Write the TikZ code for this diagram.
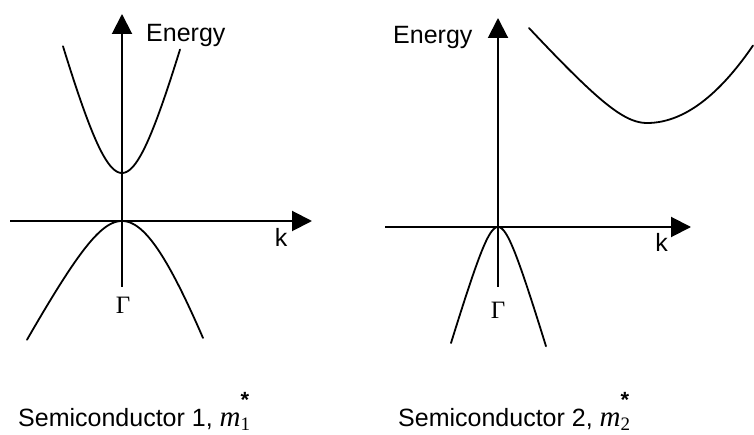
\documentclass[tikz,border=0pt]{standalone}
\usepackage{fontspec}
\setmainfont{Liberation Sans}
\newfontfamily\tnr{Liberation Serif}
\usetikzlibrary{arrows.meta}
\newcommand\mstar[1]{{\tnr\itshape\fontsize{29}{32}\selectfont m}\rlap{\raisebox{-4pt}{\tnr\fontsize{19}{22}\selectfont #1}}\raisebox{19pt}{\fontsize{22}{24}\selectfont\bfseries *}}
\begin{document}
\begin{tikzpicture}[x=1pt,y=-1pt,
  axis/.style={line width=2pt,-{Triangle[length=20pt,width=20pt]}},
  band/.style={line width=1.8pt, line cap=round, line join=round},
  lbl/.style={font=\fontsize{25}{30}\selectfont, inner sep=0pt},
  gam/.style={font=\tnr\fontsize{25}{30}\selectfont, inner sep=0pt}]
\useasboundingbox (0,0) rectangle (754,435);
% left panel axes
\coordinate (lvb) at (122,287);
\coordinate (lvt) at (122,14);
\coordinate (lhl) at (10,221);
\coordinate (lhr) at (312,221);
\draw[axis] (lvb) -- (lvt);
\draw[axis] (lhl) -- (lhr);
% right panel axes
\coordinate (rvb) at (498,287);
\coordinate (rvt) at (498,18);
\coordinate (rhl) at (385,227);
\coordinate (rhr) at (691,227);
\draw[axis] (rvb) -- (rvt);
\draw[axis] (rhl) -- (rhr);
% left bands
\draw[band] plot[domain=-59:58, samples=80] ({122+\x},{173-132*(sqrt(1+(\x/35)^2)-1)});
\draw[band] plot[domain=-95:0, samples=60] ({122+\x},{221+75.3*(sqrt(1+(\x/40)^2)-1)})
  -- plot[domain=0:81, samples=60] ({122+\x},{221+172*(sqrt(1+(\x/60)^2)-1)});
% right bands
\draw[band] plot[domain=-118:0, samples=70] ({647+\x},{123-44.9*(sqrt(1+(\x/40)^2)-1)})
  -- plot[domain=0:106, samples=60] ({647+\x},{123-0.0069*\x*\x});
\draw[band] plot[domain=-47:48, samples=90] ({498+\x},{227+50.7*(sqrt(1+(\x/15)^2)-1)});
% labels
\node[lbl, anchor=base west] (en1) at (146,42) {Energy};
\node[lbl, anchor=base west] (en2) at (393,44) {Energy};
\node[lbl, anchor=base] (k1) at (281,247) {k};
\node[lbl, anchor=base] (k2) at (661.5,252) {k};
\node[gam, anchor=base] (g1) at (123,313) {Γ};
\node[gam, anchor=base] (g2) at (498,318) {Γ};
\node[lbl, anchor=base west] (s1) at (18,426) {Semiconductor 1, \mstar{1}};
\node[lbl, anchor=base west] (s2) at (398,426) {Semiconductor 2, \mstar{2}};
\end{tikzpicture}
\end{document}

What you will do: Repeat the listing in full and exactly. Leave any pictures out.

Correct result:
Write the TikZ code for this diagram.
\documentclass[tikz,border=0pt]{standalone}
\usepackage{fontspec}
\setmainfont{Liberation Sans}
\newfontfamily\tnr{Liberation Serif}
\usetikzlibrary{arrows.meta}
\newcommand\mstar[1]{{\tnr\itshape\fontsize{29}{32}\selectfont m}\rlap{\raisebox{-4pt}{\tnr\fontsize{19}{22}\selectfont #1}}\raisebox{19pt}{\fontsize{22}{24}\selectfont\bfseries *}}
\begin{document}
\begin{tikzpicture}[x=1pt,y=-1pt,
  axis/.style={line width=2pt,-{Triangle[length=20pt,width=20pt]}},
  band/.style={line width=1.8pt, line cap=round, line join=round},
  lbl/.style={font=\fontsize{25}{30}\selectfont, inner sep=0pt},
  gam/.style={font=\tnr\fontsize{25}{30}\selectfont, inner sep=0pt}]
\useasboundingbox (0,0) rectangle (754,435);
% left panel axes
\coordinate (lvb) at (122,287);
\coordinate (lvt) at (122,14);
\coordinate (lhl) at (10,221);
\coordinate (lhr) at (312,221);
\draw[axis] (lvb) -- (lvt);
\draw[axis] (lhl) -- (lhr);
% right panel axes
\coordinate (rvb) at (498,287);
\coordinate (rvt) at (498,18);
\coordinate (rhl) at (385,227);
\coordinate (rhr) at (691,227);
\draw[axis] (rvb) -- (rvt);
\draw[axis] (rhl) -- (rhr);
% left bands
\draw[band] plot[domain=-59:58, samples=80] ({122+\x},{173-132*(sqrt(1+(\x/35)^2)-1)});
\draw[band] plot[domain=-95:0, samples=60] ({122+\x},{221+75.3*(sqrt(1+(\x/40)^2)-1)})
  -- plot[domain=0:81, samples=60] ({122+\x},{221+172*(sqrt(1+(\x/60)^2)-1)});
% right bands
\draw[band] plot[domain=-118:0, samples=70] ({647+\x},{123-44.9*(sqrt(1+(\x/40)^2)-1)})
  -- plot[domain=0:106, samples=60] ({647+\x},{123-0.0069*\x*\x});
\draw[band] plot[domain=-47:48, samples=90] ({498+\x},{227+50.7*(sqrt(1+(\x/15)^2)-1)});
% labels
\node[lbl, anchor=base west] (en1) at (146,42) {Energy};
\node[lbl, anchor=base west] (en2) at (393,44) {Energy};
\node[lbl, anchor=base] (k1) at (281,247) {k};
\node[lbl, anchor=base] (k2) at (661.5,252) {k};
\node[gam, anchor=base] (g1) at (123,313) {Γ};
\node[gam, anchor=base] (g2) at (498,318) {Γ};
\node[lbl, anchor=base west] (s1) at (18,426) {Semiconductor 1, \mstar{1}};
\node[lbl, anchor=base west] (s2) at (398,426) {Semiconductor 2, \mstar{2}};
\end{tikzpicture}
\end{document}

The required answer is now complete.